I have some very bizarre behavior in a script that I wrote and have used for years but, for some reason, fails to run on one particular file.
Recognizing that the script is failing to identify a key that should be in a hash, I added some test print statements to read the keys. My normal strategy involves placing asterisks before and after the variable to detect potential hidden characters. Clearly, the keys are corrupt. Relevant code block:
foreach my $fastaRecord (@GenomeList) {
my ($ID, $Seq) = split(/\n/, $fastaRecord, 2);
# uncomment next line to strip everything off sequence
# header except trailing numeric identifiers
# $ID =~ s/.+?(\d+$)/$1/;
$Seq =~ s/[^A-Za-z-]//g; # remove any kind of new line characters
$RefSeqLen = length($Seq);
$GenomeLenHash{$ID} = $RefSeqLen;
print "$ID\n";
print "*$ID**\n";
}
This produces the following output:
supercont3
**upercont3
Mitochondrion
**itochondrion
Chr1
**hr1
Chr2
**hr2
Chr3
**hr3
Chr4
**hr4
Normally, I'd suspect "illegal" newline characters as being involved.

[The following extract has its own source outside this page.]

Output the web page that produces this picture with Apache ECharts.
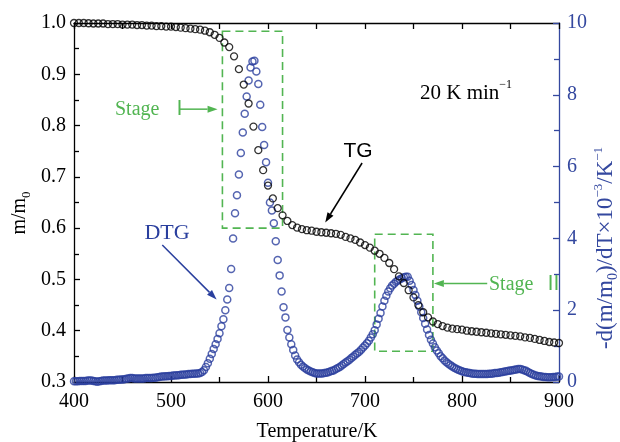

However, I manually replaced all newlines in the input file to try and solve the problem. What in the input file could be causing the script to execute in this way? I could imagine that maybe, despite my efforts, there is still an illegal newline after the ID variable, but then why are neither the first asterisk, nor newline characters after the double asterisk not printed, and why is the double asterisk printed at the beginning of the line in a way that overwrites the first asterisk as well as the first two characters of the variable "value"?